Gemeinsame Elternschaft eines lesbischen Paares

CHILE, SANTIAGO: MENSCHENRECHTE

Segundo Juzgado de Familia de Santiago, 8 de Junio de 2020 (Causa roi C-10028-2019)

Gastbeitrag von Andreas GUTMANN, Wissenschaftlicher Mitarbeiter der Universität Bremen

Art. 182 des chilenischen Zivilgesetzbuchs ist so auszulegen, dass zwei Frauen als gemeinsame Eltern eines Kindes anerkannt werden können.
Zum ersten Mal hat ein chilenisches Gericht anerkannt, dass ein Kind, das unter Anwendung medizinisch unterstützter Reproduktionsverfahren in eine lesbische Partnerinnenschaft geboren wird, einen Anspruch auf Eintragung zweier Frauen als gemeinsame Eltern in das Zivilregister hat. Im gegenständlichen Fall hatte sich das Zivilregister geweigert, zwei Frauen, die seit mehreren Jahren in einer eingetragenen Lebenspartnerinnenschaft leben, nach Art. 182 des chilenischen Zivilgesetzbuchs als gemeinsame Eltern einzutragen. Die Vorschrift regelt, dass «[d]er Vater und die Mutter des Kindes, das durch die Anwendung medizinisch unterstützter Reproduktionsverfahren empfangen wurde […] der Mann und die Frau, die sich diesen Verfahren unterzogen haben [sind]» und biologische Abstammungsverhältnisse in diesem Fall ausser Betracht bleiben.
Das Familiengericht urteilte, dass diese Norm gegen den Wortlaut verfassungs- und völkerrechtskonform so auszulegen sei, dass auch zwei Frauen als gemeinsamen Eltern einzutragen sind. Hierfür werden vor allem drei Gründe angeführt. Erstens verlangt das Recht des Kindes auf Identität (Art. 8 der Verfassung), dass die Personen, denen eine tatsächliche Elternrolle zukommt, auch rechtlich als seine Eltern gelten (S. 22 ff.).
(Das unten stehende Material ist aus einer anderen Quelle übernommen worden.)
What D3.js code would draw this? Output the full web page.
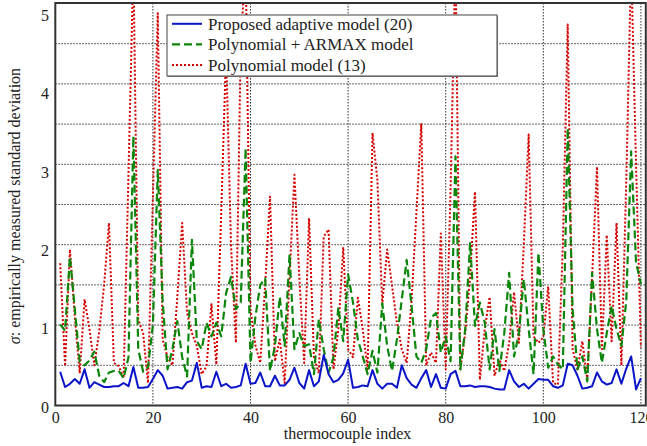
<!DOCTYPE html>
<html><head><meta charset="utf-8">
<script src="https://cdn.jsdelivr.net/npm/d3@7"></script>
<style>
html,body{margin:0;padding:0;background:#fff;}
svg{display:block;}
</style></head>
<body>
<svg id="chart" width="647" height="446"></svg>
<script>
const xTicks = [0, 20, 40, 60, 80, 100, 120];
const yTicks = [0, 1, 2, 3, 4, 5];
const yGrid = [0.5, 1, 1.5, 2, 2.5, 3, 3.5, 4, 4.5];
const seriesNames = ["Proposed adaptive model (20)", "Polynomial + ARMAX model", "Polynomial model (13)"];

const adaptive = [0.42,0.23,0.27,0.33,0.27,0.45,0.22,0.29,0.26,0.23,
0.23,0.24,0.24,0.28,0.24,0.48,0.22,0.22,0.23,0.33,
0.44,0.37,0.21,0.22,0.23,0.21,0.29,0.31,0.53,0.22,
0.24,0.23,0.42,0.24,0.27,0.22,0.23,0.25,0.52,0.27,
0.28,0.41,0.24,0.24,0.37,0.25,0.25,0.32,0.47,0.28,
0.21,0.44,0.24,0.30,0.63,0.39,0.29,0.32,0.40,0.57,
0.22,0.23,0.25,0.24,0.44,0.27,0.21,0.27,0.27,0.22,
0.50,0.34,0.26,0.22,0.34,0.44,0.23,0.39,0.22,0.21,
0.39,0.43,0.24,0.24,0.25,0.23,0.24,0.24,0.23,0.21,
0.20,0.20,0.44,0.30,0.23,0.27,0.21,0.27,0.33,0.32,
0.32,0.24,0.22,0.25,0.52,0.50,0.37,0.21,0.22,0.24,
0.41,0.30,0.26,0.28,0.45,0.27,0.46,0.61,0.20,0.34];

const armax = [1.01,0.93,1.85,1.2,0.55,0.5,0.56,0.67,0.37,0.29,
0.41,0.43,0.43,0.34,0.6,3.35,0.7,0.42,0.48,1.0,
2.93,1.3,0.45,0.7,1.05,0.6,0.36,2.06,0.8,0.7,
1.03,0.86,1.03,0.86,1.4,1.6,1.2,1.28,3.2,0.53,
1.1,1.5,1.58,0.43,0.74,1.35,0.74,1.88,0.70,0.9,
0.74,0.76,0.39,1.07,0.70,0.41,0.6,1.22,0.8,1.63,
1.28,0.82,0.61,0.39,0.68,0.41,1.27,0.74,0.43,0.82,
1.32,1.81,1.24,0.61,0.53,0.70,1.09,1.15,0.66,0.86,
0.55,3.1,0.45,0.95,2.02,0.99,1.28,1.03,0.45,0.95,
0.43,0.9,1.65,0.61,0.9,1.57,0.95,0.39,1.9,0.95,
0.47,0.61,0.51,0.45,3.45,1.2,0.45,0.61,0.30,1.65,
0.95,0.53,0.9,1.24,0.95,0.74,1.3,3.16,1.78,1.51];

const poly = [1.77,0.49,1.94,1.1,0.4,1.32,0.95,0.5,0.92,1.5,
2.27,0.53,0.49,0.34,2.9,5.5,1.07,0.9,0.28,2.6,
4.88,0.82,0.6,0.5,1.35,2.27,1.15,0.9,0.74,0.39,
0.49,1.26,0.51,2.4,4.4,2.0,0.78,4.5,5.5,1.2,
0.75,0.53,1.5,2.6,0.55,0.82,0.28,1.6,2.87,1.6,
0.53,2.33,0.6,0.4,2.1,2.19,0.45,0.95,1.97,0.7,
0.6,1.34,0.95,0.45,3.39,2.8,1.26,1.94,1.49,1.03,
0.70,0.53,1.3,2.4,3.51,0.5,0.66,0.53,2.14,0.45,
2.7,5.6,0.45,0.9,1.6,2.66,0.32,0.95,1.35,0.37,
0.57,0.43,0.78,1.41,0.78,2.0,3.37,0.86,0.78,0.85,
1.48,0.28,0.26,2.0,4.74,0.7,0.45,0.8,0.32,1.6,
2.97,0.7,2.12,0.8,2.27,0.5,2.8,5.5,3.0,0.72];

const FONT = "'Liberation Serif', 'DejaVu Serif', serif";
const svg = d3.select("#chart");
const L = 55.3, R = 645.8, T = 3, B = 405.5;
const x = d3.scaleLinear().domain([0, 121]).range([L, R]);
const y = d3.scaleLinear().domain([0, 5]).range([B, T + 0.5]);
const yLab = d3.scaleLinear().domain([0, 5]).range([407, 15.5]);

svg.append("rect").attr("x",0).attr("y",0).attr("width",647).attr("height",446).attr("fill","#fff");

const grid = svg.append("g").attr("stroke","#333").attr("stroke-width",1).attr("stroke-dasharray","1.5,1.5");
grid.selectAll("line.gx").data(xTicks.filter(d=>d>0)).join("line")
  .attr("x1",d=>x(d)).attr("x2",d=>x(d)).attr("y1",T).attr("y2",B);
grid.selectAll("line.gy").data(yGrid).join("line")
  .attr("x1",L).attr("x2",R).attr("y1",d=>y(d)).attr("y2",d=>y(d));

svg.append("clipPath").attr("id","clip").append("rect")
  .attr("x",L).attr("y",T).attr("width",R-L).attr("height",B-T);

const line = d3.line().x((d,i)=>x(i+1)).y(d=>y(d));
const plot = svg.append("g").attr("clip-path","url(#clip)");
const styles = [
  {data: adaptive, color:"#0a14c8", dash:null, w:2},
  {data: armax, color:"#0a870a", dash:"8,4", w:2.2},
  {data: poly, color:"#d40000", dash:"2,2", w:2}
];
[styles[2], styles[1], styles[0]].forEach(s=>{
  plot.append("path").datum(s.data).attr("d",line)
    .attr("fill","none").attr("stroke",s.color).attr("stroke-width",s.w)
    .attr("stroke-dasharray",s.dash).attr("stroke-linejoin","round");
});

svg.append("rect").attr("x",L).attr("y",T).attr("width",R-L).attr("height",B-T)
  .attr("fill","none").attr("stroke","#333").attr("stroke-width",2);

const xAxis = d3.axisBottom(x).tickValues(xTicks).tickFormat(d3.format("d")).tickSize(0).tickPadding(6);
const gx = svg.append("g").attr("transform",`translate(0,${B})`).call(xAxis);
gx.select(".domain").remove();

const yAxis = d3.axisLeft(yLab).tickValues(yTicks).tickFormat(d3.format("d")).tickSize(0).tickPadding(0);
const gy = svg.append("g").attr("transform",`translate(49,0)`).call(yAxis);
gy.select(".domain").remove();

const xl = svg.append("text").attr("x",(L+R)/2 - 3).attr("y",439).attr("text-anchor","middle")
  .text("thermocouple index");

const yl = svg.append("text").attr("transform","translate(20,206) rotate(-90)")
  .attr("text-anchor","middle");
yl.append("tspan").style("font-style","italic").text("σ");
yl.append("tspan").text(": empirically measured standard deviation");

const lg = svg.append("g");
lg.append("rect").attr("x",168).attr("y",16).attr("width",330).attr("height",61).attr("fill","#888");
lg.append("rect").attr("x",167).attr("y",15).attr("width",330).attr("height",61)
  .attr("fill","#fff").attr("stroke","#444").attr("stroke-width",1);
const rows = [23.8, 44.3, 65];
const legendTexts = [];
styles.forEach((s,k)=>{
  lg.append("line").attr("x1",172).attr("x2",202).attr("y1",rows[k]).attr("y2",rows[k])
    .attr("stroke",s.color).attr("stroke-width",s.w).attr("stroke-dasharray",s.dash);
  legendTexts.push(lg.append("text").attr("x",208).attr("y",rows[k]).attr("dy","0.35em").text(seriesNames[k]));
});

svg.selectAll("g").attr("font-family", null);
svg.selectAll("text").style("font-family", FONT).style("font-size","16px").attr("fill","#222");
legendTexts.forEach(t=>t.style("font-size","17px"));
</script>
</body></html>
Zweitens würde eine Verweigerung der rechtlichen Anerkennung der zweiten Mutter des Kindes dieses etwa auf dem Gebiet des Erb-, Familien- oder Sozialrecht benachteiligen (S. 24). Drittens diskriminiert eine Nichtanerkennung der Elternschaft die Partnerin der leiblichen Mutter aufgrund ihres Geschlechts und verletzt damit den Gleichheitssatz. Als Mann würde diese nach Art. 182 des Zivilgesetzbuches ohne Weiteres als Elternteil in das Zivilregister eingetragen. Diese Eintragung darf ihr nicht aufgrund ihres Geschlechts verweigert werden (S. 21). Diese Argumentation fundiert auf der Rechtsprechung des Interamerikanischen Gerichtshofs für Menschenrechte und ist über den chilenischen Kontext hinaus verallgemeinerbar, so dass abzuwarten bleibt, welche Folgen das Urteil in der Region haben wird.